Cada proceso electoral colombiano es un capítulo más del tratado de corrupción que corroe nuestra maltrecha democracia. Se surte en varias etapas complementarias que conducen a la usurpación y mantenimiento del poder político y económico en manos de un reducido grupo de familias y grupos que viven del erario.
El primer elemento de este vampiro lo integran la Registraduría Nacional y el Consejo Nacional Electoral, los que definen o acreditan la permanencia o no de ciertos sectores minoritarios en los organismos de elección popular, que ignoran los cuestionamientos que algunos sectores políticos no presentes allí han hecho, sin que tengan respuestas convincentes.
Un ejemplo es la negación que se hizo en los escrutinios pasados sobre la revisión del software que maneja el algoritmo electoral. Un segundo elemento, igual de cuestionable, es el proceso mismo de proselitismo electoral fundamentado en el constreñimiento electoral, en el poder económico y en la ausencia de propuestas creíbles y bien estructuradas hacia el elector.
Este, por lo general, es de baja formación política, desempleado, amordazado laboralmente, manipulado con falsas promesas de corto plazo y saturado con publicidad engañosa.

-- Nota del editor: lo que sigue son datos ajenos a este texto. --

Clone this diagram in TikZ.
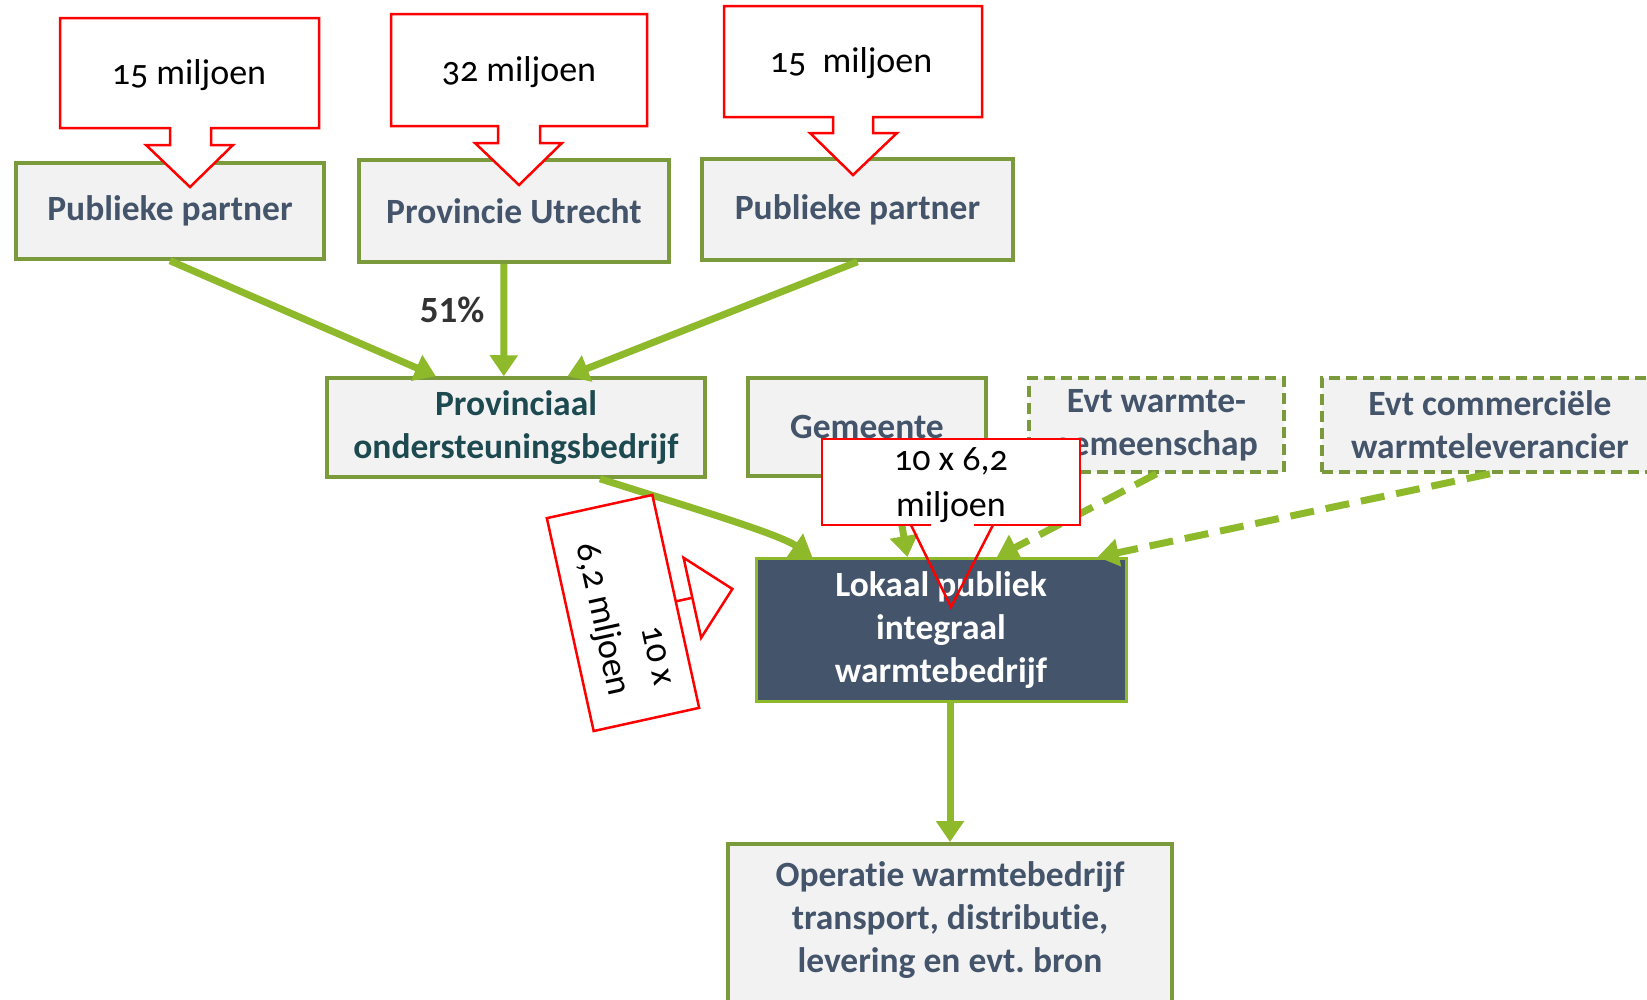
\documentclass[tikz,border=0pt]{standalone}
\usepackage{fontspec}
\setmainfont{Carlito}[Ligatures=NoCommon]
\newfontfamily\calloutfont[Numbers=OldStyle,Ligatures=NoCommon]{Carlito}
\frenchspacing
\usetikzlibrary{arrows.meta,calc}
\definecolor{arrowgreen}{HTML}{8DB92B}
\definecolor{boxborder}{HTML}{7A9A3C}
\definecolor{boxfill}{HTML}{F2F2F2}
\definecolor{slate}{HTML}{44546A}
\definecolor{provteal}{HTML}{1D4A50}
\definecolor{calloutred}{HTML}{FF0000}
\tikzset{
  box/.style={draw=boxborder, fill=boxfill, line width=3.5pt, inner sep=0pt,
    font=\bfseries\fontsize{35.5}{43}\selectfont, text=slate, align=center},
  dbox/.style={box, dash pattern=on 11pt off 6pt},
  garrow/.style={draw=arrowgreen, line width=7pt, -{Triangle[length=21pt,width=27pt]}},
  gdash/.style={garrow, dash pattern=on 24pt off 12pt},
  callout/.style={draw=calloutred, fill=white, line width=2.5pt},
  cline/.style={draw=calloutred, line width=2.5pt},
  ctext/.style={font=\calloutfont\fontsize{36}{46}\selectfont, text=black, align=center, inner sep=0pt}
}
\begin{document}
\begin{tikzpicture}[x=1pt,y=-1pt]
\useasboundingbox (0,0) rectangle (1647,999);
\clip (0,0) rectangle (1647,999);
\fill[white] (0,0) rectangle (1647,999);

% boxes
\node[box, minimum width=308pt, minimum height=96pt] (pp1) at (170,211) {Publieke partner};
\node[box, minimum width=310pt, minimum height=102pt] (pu) at (514,211) {Provincie Utrecht};
\node[box, minimum width=311pt, minimum height=101pt] (pp2) at (857.5,209.5) {Publieke partner};
\node[box, text=provteal, minimum width=378pt, minimum height=99pt] (prov) at (516,427.5) {Provinciaal\\ondersteuningsbedrijf};
\node[box, minimum width=238pt, minimum height=98pt] (gem) at (867,427) {Gemeente};
\node[dbox, minimum width=255pt, minimum height=94pt] (evtw) at (1156.5,425) {Evt warmte-\\gemeenschap};
\node[dbox, minimum width=336pt, minimum height=94pt] (evtc) at (1490,425) {Evt commerciële\\warmteleverancier};
\node[box, fill=slate, draw=arrowgreen, line width=3pt, text=white, minimum width=370pt, minimum height=143pt] (lok) at (941,630) {Lokaal publiek\\integraal\\warmtebedrijf};
\node[box, minimum width=444pt, minimum height=180pt, anchor=north] (op) at (950,842) {};
\node[font=\bfseries\fontsize{35.5}{43}\selectfont, text=slate, align=center, inner sep=0pt] (optext) at (950,920) {Operatie warmtebedrijf\\transport, distributie,\\levering en evt. bron};
\node[font=\bfseries\fontsize{37}{40}\selectfont, text=black!80, inner sep=0pt] (pct) at (452,310) {51\%};

% green connectors
\draw[garrow] (pp1.south) -- ($(prov.north west)!0.29!(prov.north east)$);
\draw[garrow] ($(pu.south west)!0.468!(pu.south east)$) -- ($(prov.north west)!0.468!(prov.north east)$);
\draw[garrow] (pp2.south) -- ($(prov.north west)!0.635!(prov.north east)$);
\draw[garrow] ($(prov.south west)!0.72!(prov.south east)$) .. controls +(75,24) and +(-35,-24) .. ($(lok.north west)!0.155!(lok.north east)$);
\draw[garrow] ($(gem.south west)!0.61!(gem.south east)$) -- ($(lok.north west)!0.41!(lok.north east)$);
\draw[gdash] (evtw.south) -- ($(lok.north west)!0.65!(lok.north east)$);
\draw[gdash] (evtc.south) -- ($(lok.north west)!0.92!(lok.north east)$);
\draw[garrow] (lok.south -| op.north) -- (op.north);

% red callouts
\draw[callout] (60,18) -- (319,18) -- (319,128) -- (211,128) -- (211,145) -- (233,145) -- (190,187) -- (146,145) -- (170,145) -- (170,128) -- (60,128) -- cycle;
\node[ctext] (c1) at (189,75) {15 miljoen};

\draw[callout] (391,14) -- (647,14) -- (647,126) -- (540,126) -- (540,143) -- (562,143) -- (519,185) -- (475,143) -- (498,143) -- (498,126) -- (391,126) -- cycle;
\node[ctext] (c2) at (519,72) {32 miljoen};

\draw[callout] (724,6) -- (982,6) -- (982,117) -- (873,117) -- (873,133) -- (897,133) -- (853,175) -- (810,133) -- (833,133) -- (833,117) -- (724,117) -- cycle;
\node[ctext] (c3) at (851,63) {15~~miljoen};

\fill[white] (822,439) rectangle (1080,525);
\draw[cline] (931,525) -- (822,525) -- (822,439) -- (1080,439) -- (1080,525) -- (974,525);
\draw[cline] (911,525) -- (951,607) -- (993,525);
\node[ctext] (c4) at (951,485) {10 x 6,2\\miljoen};

\begin{scope}[shift={(623,613)}, rotate=-77.6]
\draw[callout] (-109,-54) rectangle (109,54);
\draw[cline] (0,-54) -- (0,-71);
\draw[cline, fill=white] (-41,-71) -- (0,-112) -- (41,-71) -- cycle;
\end{scope}
\node[ctext, rotate=-77.6, align=right] (c5) at (622,615) {10 x\\6,2 mljoen};
\end{tikzpicture}
\end{document}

El elector, en su mayoría es gravitacional, gira alrededor de las campañas ricas en recursos económicos aunque pobres en ideas; de antemano asume que estas serán las ganadoras, mucho antes de que sus candidatos se pronuncien acerca de los problemas que afectan al ente territorial. La bulla y la emotividad saquean los sentimientos del banco electoral y lo conducen, como en acto de magia, a satisfacer los intereses de los promotores. Claridad política no hay, comprensión de los problemas propios, tampoco; por eso el elector promedio va a las urnas sin saber qué pasará con él y su familia en los próximos cuatro años.
Es como disparar en la oscuridad. Hoy, para la alcaldía de Valledupar, en los sondeos informales ya hay dos aspirantes a quienes el imaginario colectivo ve con las posibilidades de ganar pese a que aún no han dicho la primera palabra o frase que permita adivinar qué harían; personalmente, la mayoría de la gente no los conoce, solo de oídas; no interesa que propongan sino cuales grupos políticos los avalan y qué tan rica es la campaña. Sus eslóganes carecen de un mensaje propositivo y redentor pero ya tienen tomada la ciudad y gran parte de los vehículos; la gente los muestra frente a su casa como un San Benito, esto es un rito. P. ej., “Por ti Valledupar”, de suyo no dice nada pero podría tener muchas interpretaciones, dependiendo de la malicia de quién lo mire.
Algunas podrían ser las siguientes: por ti me hice rico, por ti saciaré con contratos a mis amigos, por ti seguiré manteniendo mis privilegios grupales y familiares, etc. Por una mala lectura uno podría leer: Partí a Valledupar, la quebré. Otro eslogan inocuo: “Vamos”. ¿Para dónde? Hay muchos caminos y objetivos: ¿al desastre, al continuismo, al mantenimiento de la corrupción? Habría que pedirle al oráculo que nos defina esta simbología de muletillas electorales sin contenido pero con muchas expectativas emocionales.
Esas consignas son las que mantienen irredento al municipio, sin empleo y sin transporte, con violencia y asesinatos. ¿Podrá la gente despertar y entender? ¿Cuál será la magia, cuál es el mantra?